The YouTube comedy duo Tough Bobas are part of a new generation of political satirists in Taiwan gaining popularity by poking fun at China. (Video: Courtesy of Tough Bobas, Photo: Courtesy of Tough Bobas)

During a brief period of days in early 2021 when audio discussion app Clubhouse was accessible in China, they hosted a room for Uyghurs, the mostly Muslim minority from Xinjiang in northwest China, to share experiences about life during the sweeping internment and “reeducation” campaign in their homeland with Han Chinese.

Wang considers it important to show that in Taiwan you can make jokes about the Chinese Communist Party and still make a living. In her telling, a burgeoning Taiwanese political comedy scene in the 1990s faded under President and Kuomintang leader Ma Ying-jeou, who promoted economic ties with China from 2008 to 2016.

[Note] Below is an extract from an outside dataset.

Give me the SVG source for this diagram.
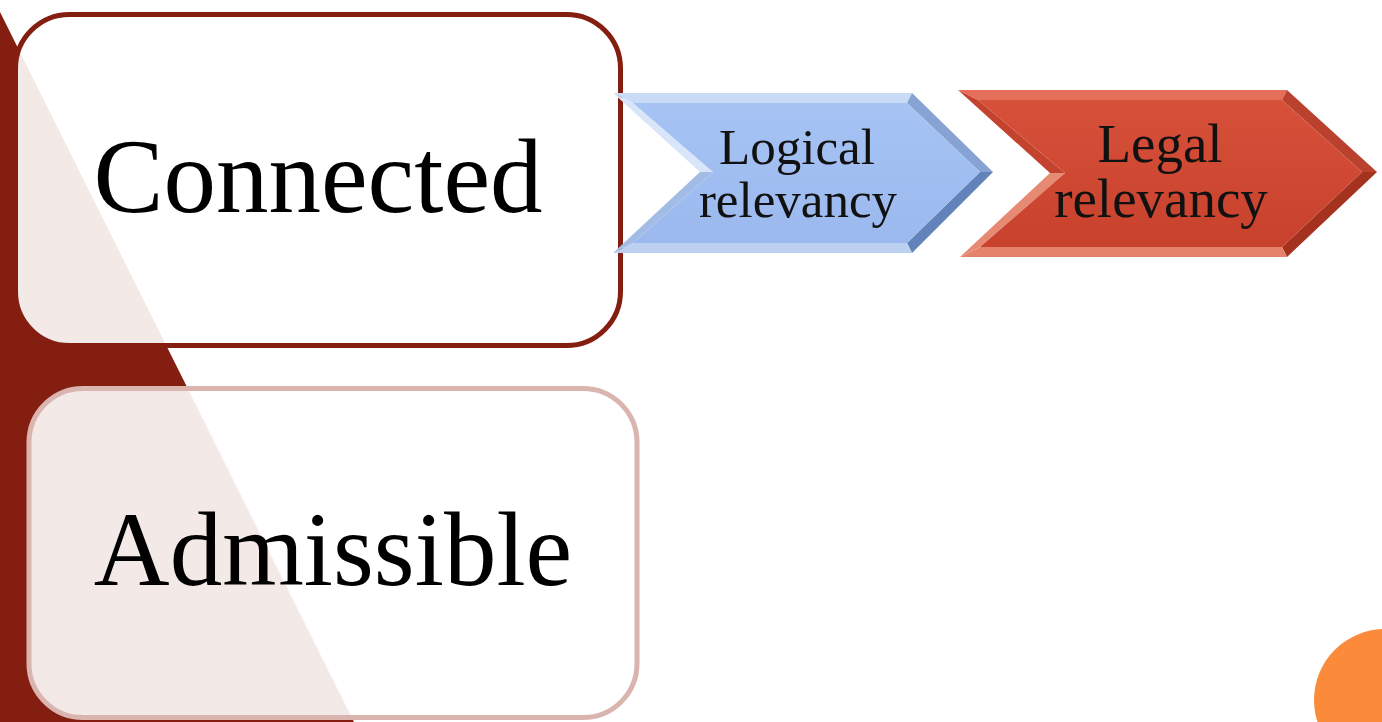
<svg xmlns="http://www.w3.org/2000/svg" width="1382" height="722" viewBox="0 0 1382 722">
<defs>
<style>
.big{font-family:"Liberation Serif","DejaVu Serif",serif;font-size:105px;fill:#000;text-anchor:middle}
.small{font-family:"Liberation Serif","DejaVu Serif",serif;fill:#111;text-anchor:middle}
.box{fill:#fff;fill-opacity:0.9}
</style>
<linearGradient id="blueFill" x1="0" y1="0" x2="0" y2="1">
<stop offset="0" stop-color="#a6c3f4"/><stop offset="1" stop-color="#9bb9ee"/>
</linearGradient>
<linearGradient id="redFill" x1="0" y1="0" x2="0" y2="1">
<stop offset="0" stop-color="#d6503a"/><stop offset="1" stop-color="#c8412c"/>
</linearGradient>
</defs>
<rect width="1382" height="722" fill="#fff"/>
<polygon points="0,12 354,722 0,722" fill="#841e10"/>
<circle cx="1385" cy="700" r="71" fill="#fb8b3a"/>
<g id="connected">
<rect class="box" x="15.5" y="14.5" width="605" height="331" rx="54" stroke="#841e10" stroke-width="5"/>
<text class="big" x="318" y="212">Connected</text>
</g>
<g id="admissible">
<rect class="box" x="29" y="388.5" width="608" height="329" rx="54" stroke="#dab5b0" stroke-width="5"/>
<text class="big" x="333" y="585">Admissible</text>
</g>
<g id="logical">
<polygon points="613,93 912,93 907,103 633,103" fill="#c9dbf7"/>
<polygon points="912,93 993,172 980,172 907,103" fill="#86a3d3"/>
<polygon points="993,172 912,253 907,243 980,172" fill="#6283ba"/>
<polygon points="912,253 613,253 633,243 907,243" fill="#bcd1f2"/>
<polygon points="613,93 633,103 713,172 700,172" fill="#d9e5f9"/>
<polygon points="700,172 713,172 633,243 613,253" fill="#a2bce6"/>
<polygon points="633,103 907,103 980,172 907,243 633,243 713,172" fill="url(#blueFill)"/>
<text class="small" font-size="51" x="797" y="164">Logical</text>
<text class="small" font-size="51" x="798" y="217">relevancy</text>
</g>
<g id="legal">
<polygon points="958,90 1287,90 1282,100 978,100" fill="#e56f58"/>
<polygon points="1287,90 1377,172 1362,172 1282,100" fill="#b9412d"/>
<polygon points="1377,172 1287,257 1282,247 1362,172" fill="#a5321f"/>
<polygon points="1287,257 960,257 980,247 1282,247" fill="#e5826c"/>
<polygon points="958,90 978,100 1065,173 1050,173" fill="#c4432e"/>
<polygon points="1050,173 1065,173 980,247 960,257" fill="#e78a74"/>
<polygon points="978,100 1282,100 1362,172 1282,247 980,247 1065,173" fill="url(#redFill)"/>
<text class="small" font-size="55" x="1160" y="162">Legal</text>
<text class="small" font-size="55" x="1161" y="217">relevancy</text>
</g>
<g id="connectors"/>
</svg>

“People censored themselves because they have business in China,” Wang said. But repression in Xinjiang and Hong Kong made many in Taiwan reconsider. “They started to realize it’s important for us to say what we want to say,” she added.

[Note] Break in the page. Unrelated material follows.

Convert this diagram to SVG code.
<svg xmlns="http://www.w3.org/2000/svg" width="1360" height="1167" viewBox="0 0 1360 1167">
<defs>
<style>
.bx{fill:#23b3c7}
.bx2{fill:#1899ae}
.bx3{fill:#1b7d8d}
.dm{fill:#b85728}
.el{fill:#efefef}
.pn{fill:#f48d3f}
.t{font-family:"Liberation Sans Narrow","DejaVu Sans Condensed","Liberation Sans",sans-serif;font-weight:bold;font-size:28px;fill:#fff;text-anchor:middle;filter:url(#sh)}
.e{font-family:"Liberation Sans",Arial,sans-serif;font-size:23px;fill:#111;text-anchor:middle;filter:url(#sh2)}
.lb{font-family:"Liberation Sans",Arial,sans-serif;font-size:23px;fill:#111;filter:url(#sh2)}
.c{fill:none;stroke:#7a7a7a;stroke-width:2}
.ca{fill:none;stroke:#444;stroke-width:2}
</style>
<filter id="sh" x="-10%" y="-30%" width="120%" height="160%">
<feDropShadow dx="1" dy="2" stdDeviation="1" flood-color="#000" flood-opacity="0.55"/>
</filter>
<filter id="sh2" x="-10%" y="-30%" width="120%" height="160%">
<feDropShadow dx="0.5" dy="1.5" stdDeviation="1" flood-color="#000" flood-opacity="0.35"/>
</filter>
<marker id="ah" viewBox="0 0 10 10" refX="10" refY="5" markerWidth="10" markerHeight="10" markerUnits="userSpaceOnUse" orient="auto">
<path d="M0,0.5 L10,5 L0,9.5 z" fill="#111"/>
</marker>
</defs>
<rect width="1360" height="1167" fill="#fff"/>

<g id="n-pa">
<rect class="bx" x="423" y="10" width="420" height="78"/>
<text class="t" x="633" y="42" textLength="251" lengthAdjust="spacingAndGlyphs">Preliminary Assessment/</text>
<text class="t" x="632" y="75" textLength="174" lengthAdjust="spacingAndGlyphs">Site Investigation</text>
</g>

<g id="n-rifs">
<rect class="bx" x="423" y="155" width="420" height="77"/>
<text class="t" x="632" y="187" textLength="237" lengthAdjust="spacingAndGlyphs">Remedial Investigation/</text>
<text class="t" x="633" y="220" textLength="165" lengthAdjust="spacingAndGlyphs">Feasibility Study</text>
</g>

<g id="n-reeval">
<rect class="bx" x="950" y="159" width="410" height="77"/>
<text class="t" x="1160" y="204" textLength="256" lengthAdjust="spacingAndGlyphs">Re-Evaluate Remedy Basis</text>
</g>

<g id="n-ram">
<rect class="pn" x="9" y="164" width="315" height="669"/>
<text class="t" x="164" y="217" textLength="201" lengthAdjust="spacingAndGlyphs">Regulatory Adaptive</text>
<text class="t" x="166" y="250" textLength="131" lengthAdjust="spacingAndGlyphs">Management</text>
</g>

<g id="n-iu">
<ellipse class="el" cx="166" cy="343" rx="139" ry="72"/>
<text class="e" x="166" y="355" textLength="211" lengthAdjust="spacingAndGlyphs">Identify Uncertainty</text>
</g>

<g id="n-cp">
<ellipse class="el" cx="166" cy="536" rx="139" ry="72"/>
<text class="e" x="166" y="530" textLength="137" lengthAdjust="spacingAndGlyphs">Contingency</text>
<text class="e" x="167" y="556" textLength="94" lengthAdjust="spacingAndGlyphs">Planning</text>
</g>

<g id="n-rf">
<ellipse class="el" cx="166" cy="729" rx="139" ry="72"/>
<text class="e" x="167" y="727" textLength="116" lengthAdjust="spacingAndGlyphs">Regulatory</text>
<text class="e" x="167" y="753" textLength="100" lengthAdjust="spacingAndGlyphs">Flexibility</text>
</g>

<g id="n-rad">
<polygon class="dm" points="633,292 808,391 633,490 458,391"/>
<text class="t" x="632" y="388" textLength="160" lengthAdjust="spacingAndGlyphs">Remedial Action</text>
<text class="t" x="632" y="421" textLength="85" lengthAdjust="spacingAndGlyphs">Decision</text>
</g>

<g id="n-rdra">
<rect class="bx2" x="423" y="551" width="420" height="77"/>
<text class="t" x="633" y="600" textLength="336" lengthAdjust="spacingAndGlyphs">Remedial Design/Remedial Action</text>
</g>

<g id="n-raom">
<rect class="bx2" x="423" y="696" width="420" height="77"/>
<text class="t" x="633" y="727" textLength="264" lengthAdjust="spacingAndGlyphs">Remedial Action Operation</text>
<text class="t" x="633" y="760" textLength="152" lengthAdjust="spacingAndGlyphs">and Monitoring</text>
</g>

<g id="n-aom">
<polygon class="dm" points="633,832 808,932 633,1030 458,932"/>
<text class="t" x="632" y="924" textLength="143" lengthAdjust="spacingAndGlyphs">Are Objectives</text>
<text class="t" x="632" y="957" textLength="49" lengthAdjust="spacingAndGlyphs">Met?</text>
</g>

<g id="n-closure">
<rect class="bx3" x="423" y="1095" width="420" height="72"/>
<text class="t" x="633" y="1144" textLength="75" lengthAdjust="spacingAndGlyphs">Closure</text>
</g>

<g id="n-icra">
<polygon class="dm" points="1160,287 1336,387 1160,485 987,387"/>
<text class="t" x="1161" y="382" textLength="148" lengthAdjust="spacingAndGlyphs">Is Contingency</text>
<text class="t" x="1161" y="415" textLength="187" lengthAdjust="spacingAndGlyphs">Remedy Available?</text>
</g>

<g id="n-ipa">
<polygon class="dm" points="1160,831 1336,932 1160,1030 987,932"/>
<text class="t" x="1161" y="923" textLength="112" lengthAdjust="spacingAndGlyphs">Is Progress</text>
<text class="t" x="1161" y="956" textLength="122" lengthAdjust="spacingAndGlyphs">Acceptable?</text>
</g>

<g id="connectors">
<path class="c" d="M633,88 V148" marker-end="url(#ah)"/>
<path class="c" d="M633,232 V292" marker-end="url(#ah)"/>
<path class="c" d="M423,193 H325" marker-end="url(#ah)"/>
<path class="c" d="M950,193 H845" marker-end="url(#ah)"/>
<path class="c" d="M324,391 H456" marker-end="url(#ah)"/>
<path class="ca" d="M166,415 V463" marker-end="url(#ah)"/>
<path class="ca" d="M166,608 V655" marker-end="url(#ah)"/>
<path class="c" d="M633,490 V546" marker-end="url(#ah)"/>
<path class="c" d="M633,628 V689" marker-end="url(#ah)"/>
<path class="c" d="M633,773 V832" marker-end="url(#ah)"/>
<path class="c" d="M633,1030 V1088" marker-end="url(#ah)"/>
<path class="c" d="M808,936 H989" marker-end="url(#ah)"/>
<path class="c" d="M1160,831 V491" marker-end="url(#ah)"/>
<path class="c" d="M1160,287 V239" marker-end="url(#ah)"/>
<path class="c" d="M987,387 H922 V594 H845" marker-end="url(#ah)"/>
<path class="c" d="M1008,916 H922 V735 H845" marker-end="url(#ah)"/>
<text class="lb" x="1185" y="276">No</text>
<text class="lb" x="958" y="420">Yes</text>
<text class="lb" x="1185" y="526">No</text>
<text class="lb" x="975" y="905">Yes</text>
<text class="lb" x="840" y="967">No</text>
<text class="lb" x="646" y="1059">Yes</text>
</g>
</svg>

Fear of losing access to the Chinese market remains a concern for many in the entertainment industry — and not just in Taiwan. “Initially we planned to shoot ‘Tough Bobas’ in the U.S., but we were turned down by many American actors who were afraid to touch this subject,” Young said.

But in Taiwan, at least, finding support is getting easier. Both Bailingguo News and EyeCTV have recently secured new financial backing from advertisers and investors. Wang and Young received sponsorship to shoot “Tough Bobas” Season 2, while Chen, as the face of EyeCTV, has secured brand endorsement deals with Ikea and Dyson.

According to Chen, businesses’ interest in supporting the show has increased markedly in recent years, and some companies that declined to work with EyeCTV previously recently contacted him about advertising opportunities. “People seem to have realized that there is a market here,” he said.